The world before us continues to magnify technological elongation of “‘normal’ life-spans” (Hyde and King 2010, p. 165), raising questions that are religious and intimately familial as we grapple with a world seeking to reject the notion of finitude. Public argument and families in conversational agony increasingly find themselves asking practical philosophical questions about human dignity, exploring issues of “‘worthiness,’ ‘honor,’ ‘excellence,’ ‘elevation,’ and ‘height’” (Hyde and King 2010, p. 166) without understanding the philosophical background of such fundamental issues. Human beings must engage a pragmatic communication ethics question: “What has permitted human beings to stand ethically upright, and what will be the consequence of biotechnological alterations?”
Hyde (2013) argues that an Enlightenment shaped West seeks progress.
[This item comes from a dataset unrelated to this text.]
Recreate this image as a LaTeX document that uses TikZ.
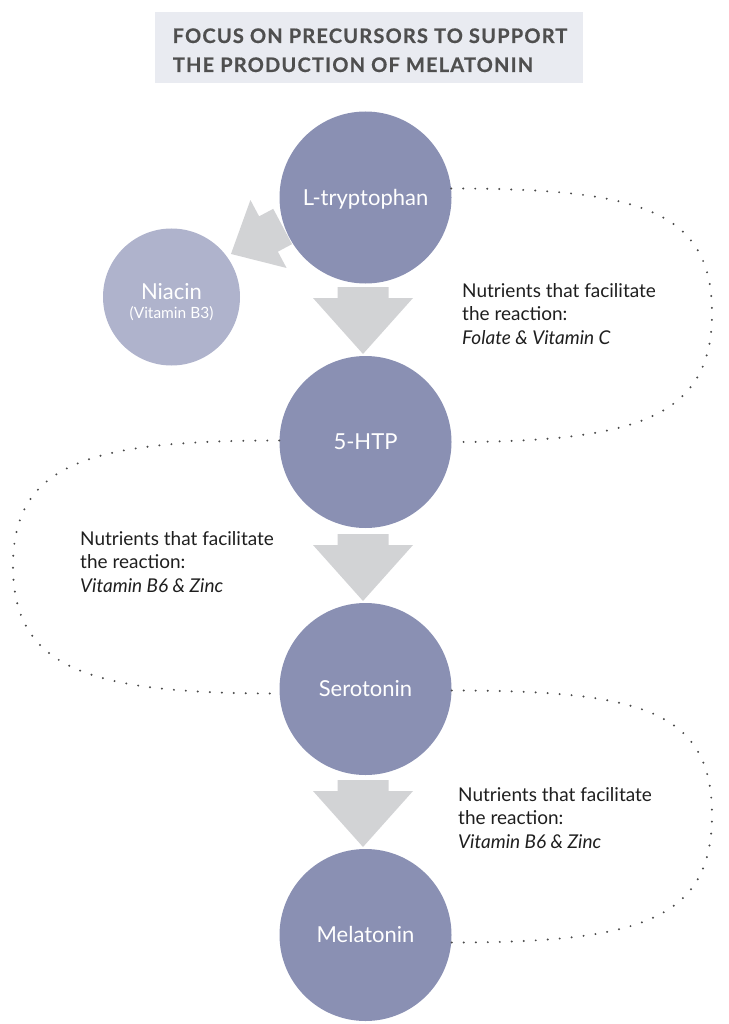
\documentclass[tikz,border=0pt]{standalone}
\usepackage{fontspec}
\setmainfont{Lato}
\newfontfamily\titlefont[LetterSpace=6, BoldFeatures={FakeBold=0.6}]{Lato}
\definecolor{circ}{HTML}{8A90B3}
\definecolor{niac}{HTML}{AFB3CC}
\definecolor{arrowgray}{HTML}{D2D3D5}
\definecolor{titlebg}{HTML}{E9EBF1}
\definecolor{titletext}{HTML}{4F4F4F}
\definecolor{dotgray}{HTML}{4A4A4A}
\definecolor{bodytext}{HTML}{1E1E1E}
\tikzset{
  bigcircle/.style={circle, fill=circ, minimum size=172pt, inner sep=0pt,
    text=white, font=\fontsize{22}{26}\selectfont, text height=15.5pt, text depth=0pt},
  smallcircle/.style={circle, fill=niac, minimum size=137pt, inner sep=0pt},
  niaclabel/.style={anchor=base, inner sep=0pt, text=white},
  bodyline/.style={anchor=base west, inner sep=0pt, text=bodytext, font=\fontsize{19}{23}\selectfont},
  titleline/.style={anchor=base, inner sep=0pt, text=titletext, font=\titlefont\bfseries\fontsize{20}{24}\selectfont},
  titlebox/.style={rectangle, fill=titlebg, minimum width=428pt, minimum height=71pt, inner sep=0pt},
  dotline/.style={draw=dotgray, line width=2.2pt, line cap=round, dash pattern=on 0pt off 12pt},
  pics/downarrow/.style={code={
    \fill[arrowgray] (-25.5,0) -- (25.5,0) -- (25.5,11) -- (50,11) -- (0,67) -- (-50,11) -- (-25.5,11) -- cycle;}},
  pics/sidearrow/.style={code={
    \fill[arrowgray] (-16,-20) -- (0,-20) -- (0,-38.5) -- (42.5,0) -- (0,38.5) -- (0,20) -- (-16,20) -- cycle;}}
}
\begin{document}
\begin{tikzpicture}[x=1pt,y=-1pt]
\useasboundingbox (0,0) rectangle (728,1024);
% title
\node[titlebox] (tbox) at (369,47.5) {};
\node[titleline] (title1) at (370,43) {FOCUS ON PRECURSORS TO SUPPORT};
\node[titleline] (title2) at (353,72) {THE PRODUCTION OF MELATONIN};
% block arrows
\pic (arrA) at (363,287) {downarrow};
\pic (arrB) at (363,534) {downarrow};
\pic (arrC) at (363,780) {downarrow};
\pic[rotate=208] (arrN) at (268.5,234) {sidearrow};
% circles
\node[bigcircle] (ltrp) at (365.5,197.5) {L-tryptophan};
\node[bigcircle] (htp) at (365.5,442) {5-HTP};
\node[bigcircle] (ser) at (365.5,689) {Serotonin};
\node[bigcircle] (mel) at (365.5,935) {Melatonin};
\node[smallcircle] (niacin) at (171.5,297) {};
\node[niaclabel, font=\fontsize{22}{26}\selectfont] (niacinL) at (171.5,299) {Niacin};
\node[niaclabel, font=\fontsize{15.5}{18}\selectfont] (niacinV) at (171.5,318) {(Vitamin B3)};
% dotted loops
\coordinate (r1) at (712,313);
\coordinate (l2) at (13,566);
\coordinate (r3) at (712,815);
\draw[dotline] (ltrp.6) .. controls +(188,0) and +(0,-103) .. (r1)
  .. controls +(0,103) and +(188,0) .. (htp.0);
\draw[dotline] (htp.179) .. controls +(-188,0) and +(0,-104) .. (l2)
  .. controls +(0,104) and +(-188,0) .. (ser.183);
\draw[dotline] (ser.359) .. controls +(188,0) and +(0,-105) .. (r3)
  .. controls +(0,105) and +(188,0) .. (mel.-5);
% nutrient texts
\node[bodyline] (n1a) at (462,297) {Nutrients that facilitate};
\node[bodyline] (n1b) at (462,320.5) {the reaction:};
\node[bodyline] (n1c) at (462,344) {\itshape Folate \& Vitamin C};
\node[bodyline] (n2a) at (80,545) {Nutrients that facilitate};
\node[bodyline] (n2b) at (80,568.5) {the reaction:};
\node[bodyline] (n2c) at (80,592) {\itshape Vitamin B6 \& Zinc};
\node[bodyline] (n3a) at (458,801) {Nutrients that facilitate};
\node[bodyline] (n3b) at (458,824.5) {the reaction:};
\node[bodyline] (n3c) at (458,848) {\itshape Vitamin B6 \& Zinc};
\end{tikzpicture}
\end{document}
Religion-infused people are often propelled by the desire for perfection. These two configurations in a biotechnological era frame bioethics within a world captivated by the new. Hope rests with continuing public and private debates about the underlying presuppositions of the West that lend rhetorical strength and weight to a biotechnological extension into every domain within the human condition.
Conclusion
The communication ethics public march into bioethics has been escorted by the work of Michel Foucault. The pragmatic extension of his work is now prevalent within questions of the ethical implications of the “post-human.” The study of communication ethics offers no answer; such scholarship is, however, essential as we seek to understand what biotechnical possibilities will permit those in power to protect and promote their limited understanding of the good. Communication ethics understands bioethics as debatable terrain as we seek to address the evolution of the human being, for good or otherwise.